Hypergeometric Function divergence Consider the Hypergeometric function
\begin{align}
{}_{2}{F}_{1}(a,b,c,z)=\sum_{n=0}^{\infty}\frac{(a)_{n}(b)_{n}}{(c)_n}\frac{z^n}{n!}
\end{align}
with $(q)_{n}$ the Pochhammer symbol
$(q)_{n}=
\begin{cases}
\begin{aligned}
1 \quad &\text{if } n=0\\
q\cdot(q+1)\cdot(q+2)\cdot \dots \cdot (q+n-1) \quad &\text{if } n>0
\end{aligned}
\end{cases}
$
In my case I have $a\in \mathbb{R}$ and $b=1-a$ and also $c=1$. Then we get
\begin{align}
{}_{2}{F}_{1}(a,1-a,1,z)=\sum_{n=0}^{\infty}\frac{(a)_{n}(1-a)_{n}}{(n!)^2}z^n
\end{align}
I would like to show that $\lim_{z \to 1}{}_{2}{F}_{1}(a,1-a,1,z)=\pm \infty$, or equivalently, that the sum $\sum_{n=0}^{\infty}\frac{(a)_{n}(b)_{n}}{(n!)^2}$ is divergent.
Sadly the quotient criterion is not applicable and other convergence criteria don't seem to work either.
 A: This series only diverges as $z\searrow 1$ for certain parameters. For example, suppose $a\in\Bbb N$ then
$$
{_2F_1}\left({a,1-a\atop 1};z\right)=\sum_{k=0}^{a-1}\frac{(a)_n(1-a)_n}{(1)_n}\frac{z^k}{k!},
$$
which is just a polynomial and clearly does not diverge at $z=1$.
Likewise, if $-a\in\Bbb N_0$ we again have a polynomial of the form
$$
{_2F_1}\left({a,1-a\atop 1};z\right)=\sum_{k=0}^{-a}\frac{(a)_n(1-a)_n}{(1)_n}\frac{z^k}{k!}.
$$

As such if $a\in\Bbb Z$ we always end up with a polynomial in $z$, which is finite in the limit $z\searrow 1$.

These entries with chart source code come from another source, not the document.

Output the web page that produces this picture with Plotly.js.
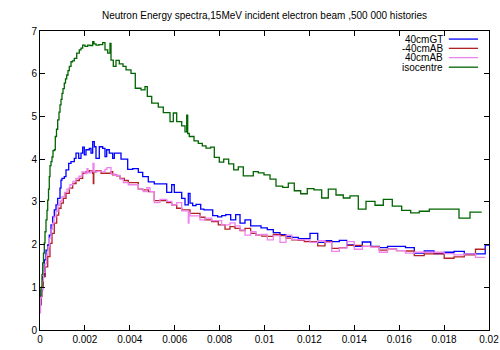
<!DOCTYPE html>
<html><head><meta charset="utf-8">
<script src="https://cdn.plot.ly/plotly-3.0.1.min.js"></script>
<style>html,body{margin:0;padding:0;background:#fff;}#chart{width:500px;height:350px;}</style>
</head><body><div id="chart"></div>
<script>
// ---- data (energy bins in MeV? left edges, histogram values) ----
const names = ["40cmGT", "-40cmAB", "40cmAB", "isocentre"];
const colors = ["#0000ff", "#b22222", "#ee82ee", "#006400"];

const xGT = [0,0.0000445,0.000120,0.000192,0.000267,0.000343,0.000414,0.000490,0.000566,0.000637,0.000713,0.000788,0.000891,0.000935,0.000980,0.001082,0.001158,0.001278,0.001381,0.001528,0.001604,0.001724,0.001826,0.001902,0.001973,0.002049,0.002196,0.002272,0.002347,0.002419,0.002494,0.002641,0.002793,0.002895,0.002971,0.003087,0.003238,0.003310,0.003608,0.003906,0.004129,0.004379,0.004575,0.004824,0.005091,0.005644,0.005866,0.005982,0.006312,0.006459,0.006606,0.006682,0.006802,0.006949,0.007158,0.007305,0.007693,0.007915,0.008094,0.008272,0.008494,0.008717,0.008909,0.009131,0.009385,0.009844,0.010125,0.010392,0.010690,0.010958,0.011212,0.011506,0.012027,0.012370,0.012695,0.012993,0.013332,0.013662,0.014000,0.014356,0.014731,0.015114,0.015479,0.016281,0.016673,0.017114,0.017550,0.018004,0.018441,0.018900,0.019831,0.02];
const yGT = [0.59,0.94,1.25,1.64,1.87,1.99,2.22,2.46,2.65,2.81,2.93,3.08,3.32,3.51,3.55,3.59,3.75,3.90,3.94,4.02,4.14,4.02,4.14,4.28,4.10,4.22,4.25,4.14,4.41,4.29,4.02,4.29,4.25,4.06,4.22,4.14,4.02,4.14,4.00,3.76,3.78,3.69,3.59,3.47,3.42,3.22,3.40,3.22,3.08,2.93,3.20,2.97,2.91,2.94,2.83,2.81,2.68,2.65,2.68,2.70,2.58,2.70,2.50,2.58,2.44,2.39,2.35,2.28,2.23,2.19,2.17,2.14,2.26,2.05,2.09,2.07,2.10,1.99,1.96,2.06,1.96,1.93,1.96,1.93,1.80,1.85,1.79,1.82,1.84,1.78,1.99,1.99];

const xAB_neg = [0,0.0000445,0.0000891,0.000147,0.000236,0.000343,0.000445,0.000535,0.000637,0.000744,0.000833,0.000935,0.001038,0.001158,0.001305,0.001457,0.001604,0.001751,0.001902,0.002049,0.002196,0.002347,0.002374,0.002396,0.002494,0.002717,0.002971,0.003163,0.003238,0.003416,0.003563,0.003755,0.003933,0.004156,0.004379,0.004575,0.004824,0.005091,0.005644,0.005866,0.006089,0.006312,0.006682,0.007127,0.007350,0.007648,0.007942,0.008241,0.008463,0.008686,0.008909,0.009131,0.009385,0.009621,0.009875,0.010125,0.010392,0.010690,0.010958,0.011212,0.011506,0.011773,0.012370,0.012695,0.012993,0.013332,0.013662,0.014356,0.014731,0.015114,0.015479,0.015880,0.016281,0.016673,0.017114,0.018004,0.018441,0.018900,0.019399,0.019831];
const yAB_neg = [0.60,0.78,1.01,1.25,1.48,1.72,2.03,2.26,2.50,2.69,2.85,2.97,3.08,3.20,3.32,3.43,3.50,3.55,3.67,3.71,3.73,3.67,3.43,3.70,3.73,3.67,3.67,3.71,3.63,3.61,3.55,3.50,3.45,3.45,3.30,3.28,3.24,3.03,2.98,2.93,2.85,2.81,2.73,2.64,2.58,2.54,2.46,2.36,2.42,2.38,2.33,2.38,2.26,2.22,2.20,2.19,2.24,2.21,2.15,2.11,2.10,2.07,1.97,2.07,1.91,1.93,1.98,1.96,1.95,1.87,1.90,1.86,1.85,1.74,1.78,1.68,1.71,1.76,1.89,1.89];

const xAB_pos = [0,0.0000223,0.0000668,0.000111,0.000156,0.000223,0.000290,0.000356,0.000423,0.000490,0.000557,0.000624,0.000713,0.000802,0.000891,0.000980,0.001091,0.001203,0.001336,0.001470,0.001604,0.001737,0.001871,0.002004,0.002094,0.002138,0.002272,0.002361,0.002405,0.002539,0.002717,0.002895,0.002984,0.003163,0.003341,0.003563,0.003710,0.003933,0.004379,0.004601,0.004753,0.004900,0.005091,0.005345,0.005644,0.005866,0.006089,0.006312,0.006606,0.006637,0.006682,0.007127,0.007350,0.007648,0.008094,0.008463,0.008686,0.008909,0.009131,0.009385,0.009621,0.009875,0.010125,0.010392,0.010690,0.010958,0.011212,0.011506,0.012027,0.012370,0.012695,0.012993,0.013332,0.013662,0.014000,0.014356,0.014731,0.015114,0.015479,0.015880,0.016281,0.016673,0.018004,0.018441,0.018900,0.019399,0.019831];
const yAB_pos = [0.40,0.75,0.95,1.15,1.35,1.55,1.75,1.95,2.15,2.35,2.50,2.65,2.78,2.92,3.02,3.12,3.22,3.30,3.40,3.48,3.55,3.60,3.70,3.66,3.78,3.68,3.72,3.90,3.70,3.72,3.70,3.76,3.80,3.65,3.62,3.53,3.45,3.40,3.30,3.24,3.33,3.24,2.98,3.06,3.01,2.93,2.98,2.79,2.50,2.75,2.67,2.58,2.62,2.56,2.46,2.51,2.44,2.34,2.22,2.30,2.22,2.24,2.11,2.21,2.05,2.22,2.12,2.11,2.05,2.09,2.05,1.84,1.92,2.07,1.89,1.96,1.94,1.82,1.90,1.86,1.80,1.82,1.79,1.76,1.78,1.70,1.70];

const xIso = [0,0.0000445,0.0000891,0.000120,0.000156,0.000192,0.000223,0.000267,0.000312,0.000343,0.000379,0.000414,0.000445,0.000490,0.000535,0.000579,0.000637,0.000682,0.000735,0.000788,0.000846,0.000891,0.000935,0.000980,0.001024,0.001082,0.001136,0.001189,0.001247,0.001305,0.001381,0.001448,0.001528,0.001635,0.001751,0.001826,0.001902,0.002004,0.002125,0.002227,0.002347,0.002405,0.002494,0.002628,0.002793,0.002895,0.003016,0.003118,0.003163,0.003265,0.003385,0.003532,0.003697,0.003831,0.004053,0.004245,0.004499,0.004677,0.004780,0.004976,0.005269,0.005492,0.005791,0.005938,0.006089,0.006312,0.006459,0.006535,0.006579,0.006650,0.006860,0.007051,0.007229,0.007394,0.007604,0.007764,0.007987,0.008183,0.008405,0.008628,0.008833,0.009056,0.009501,0.009724,0.009978,0.010245,0.010512,0.010811,0.011060,0.011327,0.011612,0.011906,0.012205,0.012548,0.012842,0.013185,0.013510,0.013808,0.014178,0.014521,0.014922,0.015292,0.015693,0.016111,0.016512,0.016895,0.017341,0.018664,0.019154,0.019675];
const yIso = [0.80,1.00,1.30,1.57,1.80,2.04,2.30,2.58,2.80,3.04,3.30,3.59,3.85,3.94,4.05,4.20,4.22,4.53,4.70,4.92,5.10,5.27,5.40,5.54,5.65,5.78,5.88,5.97,6.07,6.17,6.28,6.30,6.36,6.48,6.56,6.60,6.67,6.64,6.67,6.66,6.75,6.70,6.67,6.68,6.73,6.56,6.48,6.71,6.32,6.17,6.31,6.23,6.17,6.09,6.01,5.66,5.62,5.70,5.47,5.31,5.22,5.09,4.88,5.08,4.88,4.78,4.64,5.03,4.60,4.53,4.43,4.37,4.31,4.26,4.28,4.04,3.93,4.00,3.89,3.75,3.82,3.61,3.71,3.68,3.63,3.53,3.37,3.34,3.44,3.26,3.19,3.31,3.28,3.09,3.30,3.16,3.09,3.14,2.83,3.01,2.92,3.06,2.90,2.80,2.74,2.78,2.83,2.62,2.76,2.76];

const xTicks = [0,0.002,0.004,0.006,0.008,0.01,0.012,0.014,0.016,0.018,0.02];
const xTickText = ["0","0.002","0.004","0.006","0.008","0.01","0.012","0.014","0.016","0.018","0.02"];
const yTicks = [0,1,2,3,4,5,6,7];
const titleText = "Neutron Energy spectra,15MeV incident electron beam ,500 000 histories";

// ---- drawing ----
const xs = [xGT, xAB_neg, xAB_pos, xIso];
const ys = [yGT, yAB_neg, yAB_pos, yIso];
const traces = names.map((n, i) => ({
  type: "scatter", mode: "lines", name: n, x: xs[i], y: ys[i],
  line: {shape: "hv", color: colors[i], width: 1.3}, showlegend: false
}));

const font = {family: "Liberation Sans, Arial, sans-serif", size: 10, color: "#000"};
const legendY = [0.973, 0.942, 0.911, 0.879];
const annotations = names.map((n, i) => ({
  xref: "paper", yref: "paper", x: 0.903, y: legendY[i], xanchor: "right", yanchor: "middle",
  text: n, showarrow: false, font: font
}));
const shapes = names.map((n, i) => ({
  type: "line", xref: "paper", yref: "paper", x0: 0.9105, x1: 0.9755, y0: legendY[i], y1: legendY[i],
  line: {color: colors[i], width: 1.3}
}));

const axisCommon = {
  showgrid: false, zeroline: false, showline: true, linecolor: "#000", linewidth: 1,
  mirror: "ticks", ticks: "inside", ticklen: 5, tickcolor: "#000", tickwidth: 1,
  tickfont: font
};

const layout = {
  width: 500, height: 350,
  margin: {l: 40, r: 11, t: 31, b: 20, pad: 0},
  paper_bgcolor: "#fff", plot_bgcolor: "#fff",
  font: font,
  title: {text: titleText, font: font, x: 0.5, xref: "paper", xanchor: "center", y: 0.957, yref: "container", yanchor: "middle"},
  xaxis: Object.assign({}, axisCommon, {range: [0, 0.02], tickvals: xTicks, ticktext: xTickText}),
  yaxis: Object.assign({}, axisCommon, {range: [0, 7], tickvals: yTicks}),
  annotations: annotations, shapes: shapes, showlegend: false
};

Plotly.newPlot("chart", traces, layout, {staticPlot: true, displayModeBar: false});
</script>
</body></html>
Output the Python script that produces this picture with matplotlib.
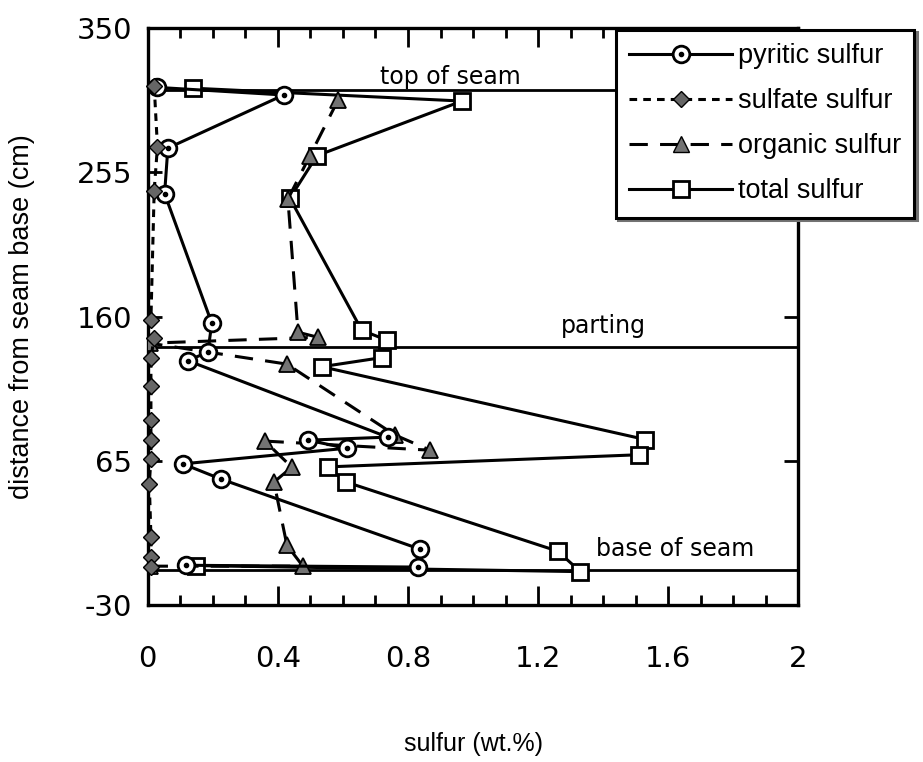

For $a\in\Bbb R\setminus\Bbb Z$ we say the hypergeometric function ${_2F_1}(1,1-a;1;z)$ is zero-balanced because the sum of the top parameters equals the bottom parameter, i.e. $(a)+(1-a)=1$. In such cases, our hypergeometric function has a logarmithmic singularity at $z\searrow 1$. According to DLMF 15.4.21:
$$
{_2F_1}\left({a,1-a\atop 1};z\right)\sim-\frac{1}{\Gamma(a)\Gamma(1-a)}\log(1-z),\quad z\searrow 1,
$$
and so we can use this fact to conclude our hypergeometric function diverges in the limit. For a proof of this fact I will point you towards the paper Inequalities for Zero-Balanced Hypergeometric Functions.